Jeremy Vine: When Mr Cantle came out with his recommendations in April, you ridiculed them, you said they were too bureaucratic and you said the BNP must been quaking in their jack boots. What did you mean by that.
Oliver Letwin: What I meant was that I don't think that a series of initiatives and bureaucratic efforts of whatever goodwill, will ever solve this. As I say, I think what was being said there is right. If you are living in an oppressed area, and you feel it's a depressed area, if you're fearful of crime the whole time, if you have the sense that the authorities have let you down, you are prey to the extremists.

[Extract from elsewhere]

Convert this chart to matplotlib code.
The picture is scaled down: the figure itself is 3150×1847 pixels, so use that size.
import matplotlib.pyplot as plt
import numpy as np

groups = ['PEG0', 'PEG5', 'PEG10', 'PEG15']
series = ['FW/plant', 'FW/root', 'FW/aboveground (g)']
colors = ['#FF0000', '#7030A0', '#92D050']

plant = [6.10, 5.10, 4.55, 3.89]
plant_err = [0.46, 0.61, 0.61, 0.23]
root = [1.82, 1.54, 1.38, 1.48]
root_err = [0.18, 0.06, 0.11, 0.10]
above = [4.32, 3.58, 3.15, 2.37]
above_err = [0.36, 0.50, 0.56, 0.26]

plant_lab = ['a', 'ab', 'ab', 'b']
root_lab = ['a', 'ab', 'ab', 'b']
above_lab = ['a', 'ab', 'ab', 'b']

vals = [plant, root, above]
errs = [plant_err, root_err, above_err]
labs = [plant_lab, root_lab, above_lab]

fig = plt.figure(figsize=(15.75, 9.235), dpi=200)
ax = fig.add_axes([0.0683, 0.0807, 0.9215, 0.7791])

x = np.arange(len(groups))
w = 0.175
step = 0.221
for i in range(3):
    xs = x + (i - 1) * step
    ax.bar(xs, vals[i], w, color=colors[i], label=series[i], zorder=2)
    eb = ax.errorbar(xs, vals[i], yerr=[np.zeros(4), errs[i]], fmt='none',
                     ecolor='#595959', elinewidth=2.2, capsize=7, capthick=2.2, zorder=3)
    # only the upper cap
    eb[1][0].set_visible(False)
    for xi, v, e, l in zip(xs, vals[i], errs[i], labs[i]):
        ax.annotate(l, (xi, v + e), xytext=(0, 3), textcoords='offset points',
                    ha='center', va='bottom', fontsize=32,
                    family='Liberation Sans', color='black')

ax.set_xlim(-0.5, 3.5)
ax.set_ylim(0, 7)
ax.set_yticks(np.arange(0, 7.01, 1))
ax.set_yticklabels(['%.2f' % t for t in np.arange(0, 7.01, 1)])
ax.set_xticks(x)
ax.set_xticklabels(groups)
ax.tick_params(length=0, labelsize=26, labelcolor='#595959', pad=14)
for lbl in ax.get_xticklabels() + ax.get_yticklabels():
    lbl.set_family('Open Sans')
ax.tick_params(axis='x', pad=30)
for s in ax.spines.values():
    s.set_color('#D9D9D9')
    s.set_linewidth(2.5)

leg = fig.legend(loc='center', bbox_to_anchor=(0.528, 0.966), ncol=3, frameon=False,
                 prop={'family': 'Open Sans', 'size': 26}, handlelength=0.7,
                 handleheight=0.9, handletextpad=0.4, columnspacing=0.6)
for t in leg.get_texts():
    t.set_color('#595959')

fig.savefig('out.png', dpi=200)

And the agenda of the extremists of course is not to solve those problems but exacerbate them sufficiently, so that they can mobilise bits of the population against one another. And the cure to that, isn't I think some special set of measures, it's actually trying to improve the lives of people of all of those communities, within Oldham, or Burnley or where ever it may be.
Jeremy Vine: Mr Cantle, do you see a distinction between those two things.

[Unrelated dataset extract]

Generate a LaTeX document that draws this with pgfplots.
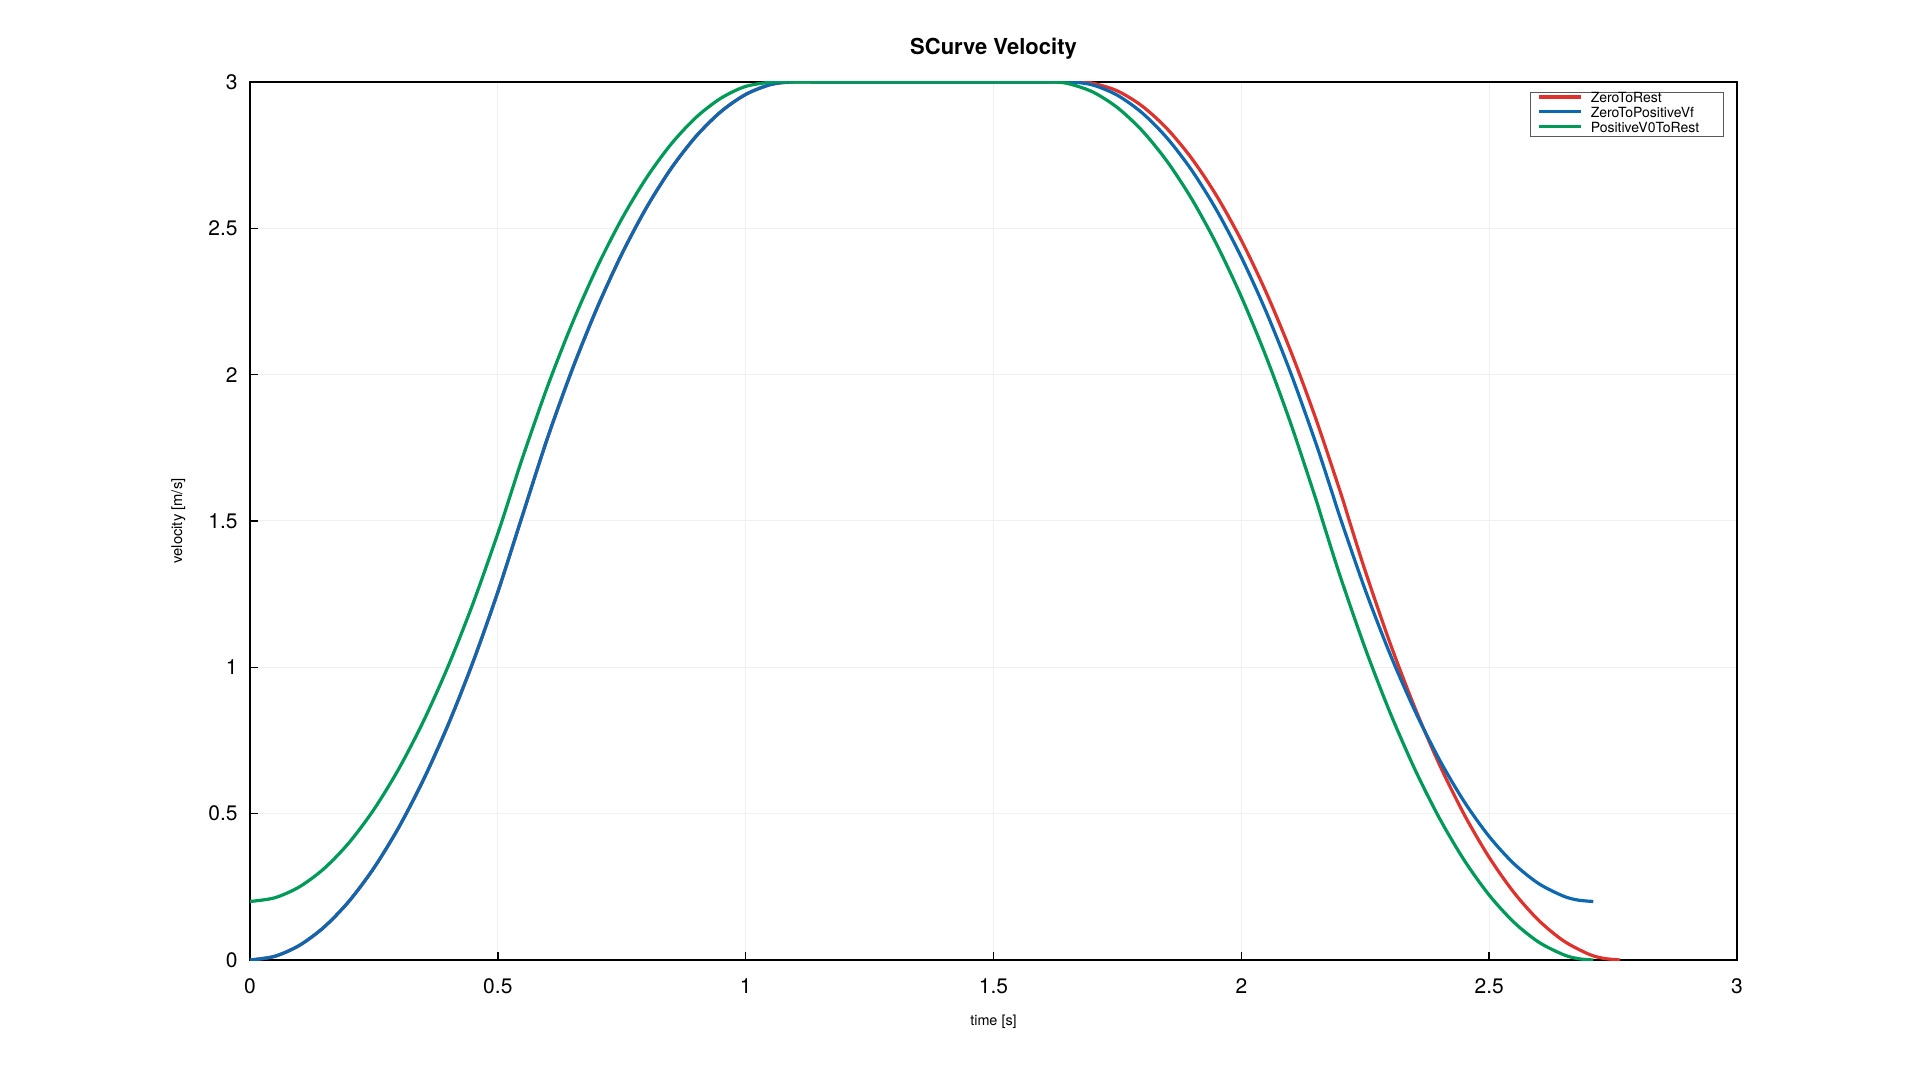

Ted Cantle: Well I, I certainly think we don't want another set of special initiatives. Everybody we spoke to said they want the changes in the mainstream, and that's what we've tried to achieve by working through the established institutions and trying to make sure that changes are long term, are mainstream and not just part of another initiative.
But this isn't just about government, not even just about local government. It also embraces the voluntary sector and the political parties. For example we did put in a number of recommendations for the political parties themselves to adopt, I'm not aware of those changes having taken place yet; so this isn't something which is just about government and the institutions as such, it's about a large number of changes.
Jeremy Vine: The riots happened before 9/11 and of course 9/11 changed things and our reporter referred there to a document that she's become aware of which suggests the government is starting to move their focus away from social cohesion towards engagement with Muslim communities specifically. Does that to start to de-stabilise everything you're working for.
Ted Cantle: Erm, I'm not sure really what's meant by that because certainly I've not seen any such documents. We are working on community cohesion across all communities: the white community, the black community, the different sections of the Asia community.
We're not particularly focused on the Muslim community but we are concerned about any very disaffected group within our society and obviously, er we have to target measures towards them. But I don't think this is about just tackling the Muslim community. As you said, this all started long before 9/11, it was about established communities that had been in Britain for fifty years.
Jeremy Vine: Yeah, but there is a strong case Mr Letwin now, to try to engage directly with British Muslims is there not, after 9/11.
Oliver Letwin: I'm not quite sure what engaging directly with a group of people means on the ground and I don't think actually British Muslims are a special case. I come back to the point that the big issue here is that there are a lot of people living in places of the kind we're describing, in circumstances where you or I would feel aggrieved. And until that changes, and that means them changing themselves and being helped to change themselves and not having a load of bureaucrats come in and try to change from on top, nothing will really improve.
The real beacons of hope, which I'm going to speaking about actually on Wednesday, are places like Haringey, where the Haringey Peace Alliance, organised by a group black evangelical churches, other church leaders, the police, are bringing together actual local people, and the people who are trying to police those streets and trying to create if you like a culture in which people rescue that community.
They create a miracle there, and unless that kind of thing can happen, unless we create a sustainable change in the way in which people live, we're not going to solve these problems.